Today, gold continues its negative trend for the second consecutive day, trading slightly above the weekly low.
Increasing anticipation that the expansionist policies of US President-elect Donald Trump will reignite inflation, thereby limiting the Federal Reserve's ability to further reduce interest rates, is driving a new surge in US Treasury yields. This, in turn, strengthens demand for the US dollar—a key factor suppressing interest in gold.
Additionally, optimism regarding the appointment of Scott Bessent as US Treasury Secretary (if confirmed) and the possibility of a ceasefire agreement between Israel and Hezbollah has resulted in an outflow from gold, which typically serves as a safe-haven asset during crises.
The fundamental backdrop points to a potential continuation of declines in XAU/USD. However, Trump's tariff threats and ongoing geopolitical risks may help limit losses.
Traders should pay attention to today's release of data on new home sales, the consumer confidence index, and the FOMC minutes, which may provide insights into possible rate cuts.
Technical Analysis
On the one hand, the price is expected to encounter resistance around the $2650 level, which corresponds to the 100-period Simple Moving Average (SMA) on the 4-hour chart. Sustained strength above this level could trigger a rally toward the psychologically significant $2700 level, with the next target being the overnight high in the $2721–2722 zone.

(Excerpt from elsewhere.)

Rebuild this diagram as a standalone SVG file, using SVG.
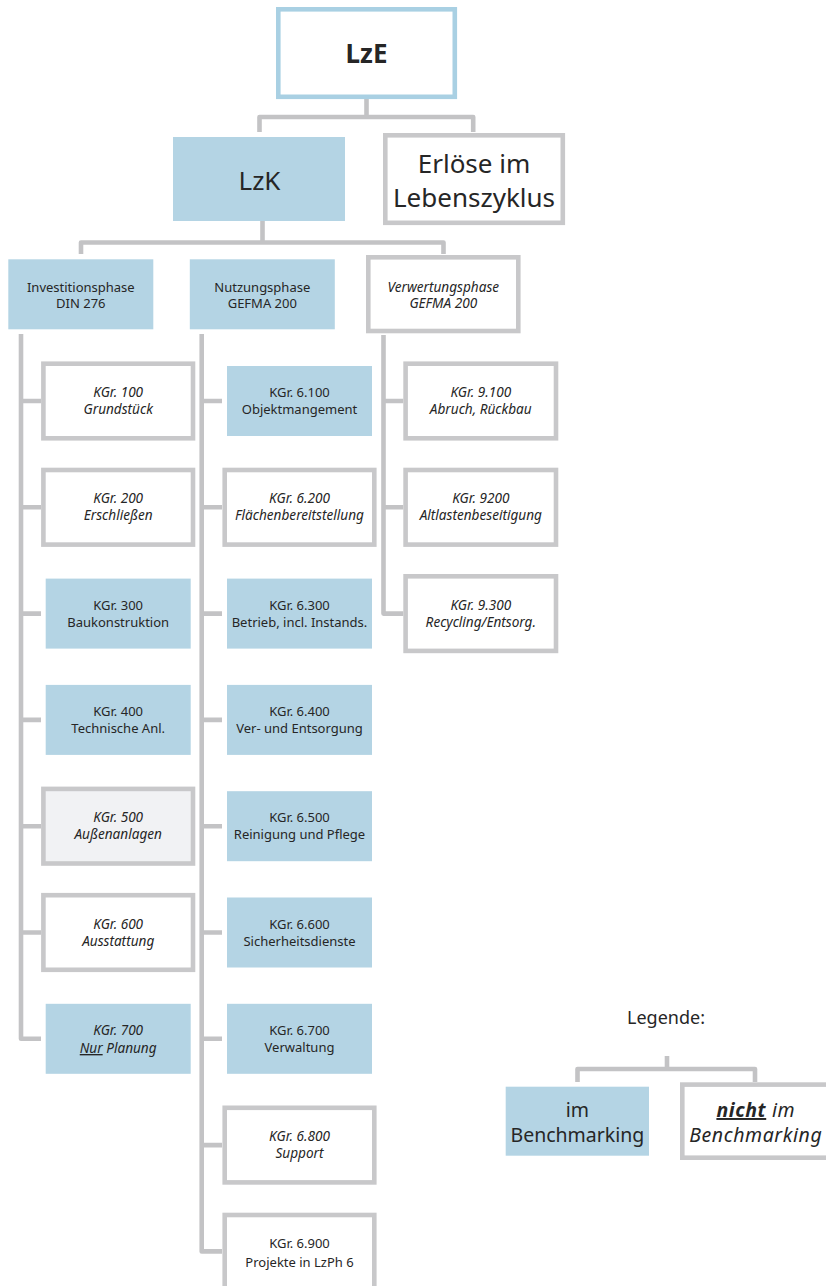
<svg xmlns="http://www.w3.org/2000/svg" width="826" height="1286" viewBox="0 0 826 1286">
  <style>
    text { font-family: "Noto Sans", "Open Sans", sans-serif; fill: #262626; text-anchor: middle; }
    .in { fill: #b4d4e4; }
    .out { fill: #ffffff; stroke: #c8c8ca; stroke-width: 4.6; }
    .grey { fill: #f1f2f4; stroke: #c8c8ca; stroke-width: 4.6; }
    .sm { font-size: 13px; }
    .hd { font-size: 13px; }
    .it { font-style: italic; }
    .sm.it, .hd.it { font-size: 13.6px; }
    .lg { font-size: 19.5px; }
    .lg.it { letter-spacing: 0.6px; }
    .conn path { fill: none; stroke: #c3c3c5; stroke-width: 4.6; stroke-linejoin: round; }
  </style>

  <!-- connectors -->
  <g id="connectors" class="conn">
    <path d="M366.5,99 V117"/>
    <path d="M259.5,132 V117 H473.2 V132"/>
    <path d="M262.5,221 V242.5"/>
    <path d="M81,254 V242.5 H443.5 V254"/>
    <!-- Investitionsphase trunk -->
    <path d="M21,334 V1038.8 H41"/>
    <path d="M21,401 H41 M21,507.3 H41 M21,613.6 H41 M21,719.9 H41 M21,826.2 H41 M21,932.5 H41"/>
    <!-- Nutzungsphase trunk -->
    <path d="M201.7,334 V1251.4 H222"/>
    <path d="M201.7,401 H222 M201.7,507.3 H222 M201.7,613.6 H222 M201.7,719.9 H222 M201.7,826.2 H222 M201.7,932.5 H222 M201.7,1038.8 H222 M201.7,1145.1 H222"/>
    <!-- Verwertungsphase trunk -->
    <path d="M383.5,335 V613.6 H403.3"/>
    <path d="M383.5,401 H403.3 M383.5,507.3 H403.3"/>
    <!-- legend -->
    <path d="M667,1056 V1069"/>
    <path d="M577.5,1082 V1069 H755 V1082"/>
  </g>

  <!-- top level -->
  <g id="lze">
    <rect x="278.3" y="9.3" width="176.5" height="87.5" fill="#ffffff" stroke="#a9d0e3" stroke-width="4.6"/>
    <text x="366.5" y="63" font-size="26" font-weight="bold">LzE</text>
  </g>
  <g id="lzk">
    <rect class="in" x="173" y="137" width="172" height="84"/>
    <text x="259.5" y="190" font-size="26">LzK</text>
  </g>
  <g id="erloese">
    <rect class="out" x="385.3" y="135.3" width="177.5" height="87.5"/>
    <text x="474" y="173" font-size="26">Erlöse im</text>
    <text x="474" y="207" font-size="26">Lebenszyklus</text>
  </g>

  <!-- phases -->
  <g id="investitionsphase">
    <rect class="in" x="8.3" y="259.3" width="145" height="70"/>
    <text class="hd" x="80.8" y="291.7">Investitionsphase</text>
    <text class="hd" x="80.8" y="308.3">DIN 276</text>
  </g>
  <g id="nutzungsphase">
    <rect class="in" x="189.8" y="259.3" width="145" height="70"/>
    <text class="hd" x="262.3" y="291.7">Nutzungsphase</text>
    <text class="hd" x="262.3" y="308.3">GEFMA 200</text>
  </g>
  <g id="verwertungsphase">
    <rect class="out" x="368.3" y="257.3" width="150" height="73.7"/>
    <text class="hd it" x="443.3" y="291.7">Verwertungsphase</text>
    <text class="hd it" x="443.3" y="308.3">GEFMA 200</text>
  </g>

  <!-- Investitionsphase column -->
  <g id="kgr100">
    <rect class="out" x="43.4" y="363.7" width="149.6" height="74.6"/>
    <text class="sm it" x="118.2" y="397">KGr. 100</text>
    <text class="sm it" x="118.2" y="414">Grundstück</text>
  </g>
  <g id="kgr200">
    <rect class="out" x="43.4" y="470" width="149.6" height="74.6"/>
    <text class="sm it" x="118.2" y="503.3">KGr. 200</text>
    <text class="sm it" x="118.2" y="520.3">Erschließen</text>
  </g>
  <g id="kgr300">
    <rect class="in" x="45.7" y="578.6" width="145" height="70"/>
    <text class="sm" x="118.2" y="609.6">KGr. 300</text>
    <text class="sm" x="118.2" y="626.6">Baukonstruktion</text>
  </g>
  <g id="kgr400">
    <rect class="in" x="45.7" y="684.9" width="145" height="70"/>
    <text class="sm" x="118.2" y="715.9">KGr. 400</text>
    <text class="sm" x="118.2" y="732.9">Technische Anl.</text>
  </g>
  <g id="kgr500">
    <rect class="grey" x="43.4" y="788.9" width="149.6" height="74.6"/>
    <text class="sm it" x="118.2" y="822.2">KGr. 500</text>
    <text class="sm it" x="118.2" y="839.2">Außenanlagen</text>
  </g>
  <g id="kgr600">
    <rect class="out" x="43.4" y="895.2" width="149.6" height="74.6"/>
    <text class="sm it" x="118.2" y="928.5">KGr. 600</text>
    <text class="sm it" x="118.2" y="945.5">Ausstattung</text>
  </g>
  <g id="kgr700">
    <rect class="in" x="45.7" y="1003.8" width="145" height="70"/>
    <text class="sm it" x="118.2" y="1035">KGr. 700</text>
    <text class="sm it" x="118.2" y="1053"><tspan text-decoration="underline">Nur</tspan> Planung</text>
  </g>

  <!-- Nutzungsphase column -->
  <g id="kgr6100">
    <rect class="in" x="227" y="366" width="145" height="70"/>
    <text class="sm" x="299.5" y="397">KGr. 6.100</text>
    <text class="sm" x="299.5" y="414">Objektmangement</text>
  </g>
  <g id="kgr6200">
    <rect class="out" x="224.7" y="470" width="149.6" height="74.6"/>
    <text class="sm it" x="299.5" y="503.3">KGr. 6.200</text>
    <text class="sm it" x="299.5" y="520.3">Flächenbereitstellung</text>
  </g>
  <g id="kgr6300">
    <rect class="in" x="227" y="578.6" width="145" height="70"/>
    <text class="sm" x="299.5" y="609.6">KGr. 6.300</text>
    <text class="sm" x="299.5" y="626.6">Betrieb, incl. Instands.</text>
  </g>
  <g id="kgr6400">
    <rect class="in" x="227" y="684.9" width="145" height="70"/>
    <text class="sm" x="299.5" y="715.9">KGr. 6.400</text>
    <text class="sm" x="299.5" y="732.9">Ver- und Entsorgung</text>
  </g>
  <g id="kgr6500">
    <rect class="in" x="227" y="791.2" width="145" height="70"/>
    <text class="sm" x="299.5" y="822.2">KGr. 6.500</text>
    <text class="sm" x="299.5" y="839.2">Reinigung und Pflege</text>
  </g>
  <g id="kgr6600">
    <rect class="in" x="227" y="897.5" width="145" height="70"/>
    <text class="sm" x="299.5" y="928.5">KGr. 6.600</text>
    <text class="sm" x="299.5" y="945.5">Sicherheitsdienste</text>
  </g>
  <g id="kgr6700">
    <rect class="in" x="227" y="1003.8" width="145" height="70"/>
    <text class="sm" x="299.5" y="1034.8">KGr. 6.700</text>
    <text class="sm" x="299.5" y="1051.8">Verwaltung</text>
  </g>
  <g id="kgr6800">
    <rect class="out" x="224.7" y="1107.8" width="149.6" height="74.6"/>
    <text class="sm it" x="299.5" y="1141.1">KGr. 6.800</text>
    <text class="sm it" x="299.5" y="1158.1">Support</text>
  </g>
  <g id="kgr6900">
    <rect class="out" x="224.7" y="1215" width="149.6" height="80"/>
    <text class="sm" x="299.5" y="1248">KGr. 6.900</text>
    <text class="sm" x="299.5" y="1266.5">Projekte in LzPh 6</text>
  </g>

  <!-- Verwertungsphase column -->
  <g id="kgr9100">
    <rect class="out" x="405.6" y="363.7" width="150.4" height="74.6"/>
    <text class="sm it" x="480.8" y="397">KGr. 9.100</text>
    <text class="sm it" x="480.8" y="414">Abruch, Rückbau</text>
  </g>
  <g id="kgr9200">
    <rect class="out" x="405.6" y="470" width="150.4" height="74.6"/>
    <text class="sm it" x="480.8" y="503.3">KGr. 9200</text>
    <text class="sm it" x="480.8" y="520.3">Altlastenbeseitigung</text>
  </g>
  <g id="kgr9300">
    <rect class="out" x="405.6" y="576.3" width="150.4" height="74.6"/>
    <text class="sm it" x="480.8" y="609.6">KGr. 9.300</text>
    <text class="sm it" x="480.8" y="626.6">Recycling/Entsorg.</text>
  </g>

  <!-- legend -->
  <g id="legende">
    <text x="666" y="1024" font-size="18">Legende:</text>
  </g>
  <g id="legend-im">
    <rect class="in" x="505.7" y="1086.7" width="143.3" height="69"/>
    <text class="lg" x="577.4" y="1116.7">im</text>
    <text class="lg" x="577.4" y="1141.7">Benchmarking</text>
  </g>
  <g id="legend-nicht">
    <rect class="out" x="682.3" y="1084.6" width="160" height="73.1"/>
    <text class="lg it" x="755.8" y="1117"><tspan font-weight="bold" text-decoration="underline">nicht</tspan> im</text>
    <text class="lg it" x="755.8" y="1142">Benchmarking</text>
  </g>
</svg>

On the other hand, the $2600 psychological level remains a critical support point against further declines. A break below this level would expose the 100-day SMA on the daily chart, currently located near the $2563 level. Additional downward momentum could drag the price toward the monthly swing low around $2536.
A decisive break below this level could serve as a new trigger for bearish sentiment, paving the way for an extended pullback from the all-time high reached in October.